Samsung and SK hynix are taking two very different paths toward next-generation DRAM memory, according to industry insiders—and the stakes couldn’t be higher. As AI data centers keep expanding, demand for high-performance memory has surged, tightening supply across HBM, DRAM, and related chips. Because many of these products depend on the same raw materials and manufacturing capacity, the entire memory market is feeling the squeeze. Now, the race is on to develop the production method that could define the future of DRAM.
Unlike application processors, where manufacturing advances are typically described in nanometers, memory makers use a different naming system. DRAM process generations are often labeled with codes such as “1c,” which generally points to increasingly advanced nodes in the 10nm class and beyond. But shrinking memory technology isn’t as straightforward as scaling logic chips, because DRAM isn’t just about transistors—it also needs capacitors to store data.

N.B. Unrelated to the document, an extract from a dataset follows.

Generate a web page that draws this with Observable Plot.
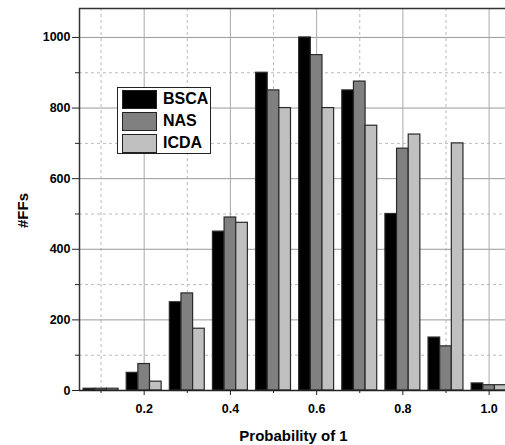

Each DRAM cell relies on a transistor working in tandem with a capacitor. As manufacturers push to smaller nodes, maintaining a capacitor that can reliably hold a charge becomes more difficult. The capacitor has to remain large enough to function, but smaller geometries make that harder to achieve without running into design and manufacturing constraints. This is one of the major reasons the industry is exploring new DRAM architectures, including more three-dimensional designs that can boost density without forcing everything into an increasingly cramped 2D footprint.
One reported direction under consideration at Samsung borrows a concept from NAND flash manufacturing. Sources suggest Samsung is interested in applying gate-all-around FET (GAAFET) technology to future DRAM chips. In logic manufacturing, GAAFET improves transistor control by wrapping the gate around the channel, increasing gate contact and enhancing performance and efficiency.
But using GAAFET in DRAM introduces a new challenge: DRAM cells still need capacitors, so Samsung would have to integrate a GAAFET-based transistor together with a capacitor inside each memory cell. To make that possible—and to improve density—one technique said to be on the table is shifting certain circuitry beneath the memory array. This “circuit-under-array” style layout is commonly associated with NAND, where placing control circuitry below the main array helps free up surface area for storage.
SK hynix, meanwhile, is reportedly pursuing a different strategy based on what’s described as a 4F²-style approach. In this concept, transistors are stacked vertically, and the gate material wraps around them in a way that echoes the benefits of gate-all-around designs. In addition, key components involved in handling data from the capacitor are positioned beneath the transistor pillar, aiming to improve efficiency and scaling as DRAM becomes more complex.
What makes this more than just an engineering contest is the long-term impact. Insiders suggest both companies are pushing to have their approach recognized first, hoping it becomes the standard blueprint for next-generation DRAM manufacturing. If one design direction becomes the dominant model, it could shape performance, cost, yields, and competitiveness across the memory industry—especially at a time when AI infrastructure is turning high-bandwidth and high-density memory into one of the most valuable pieces of modern computing.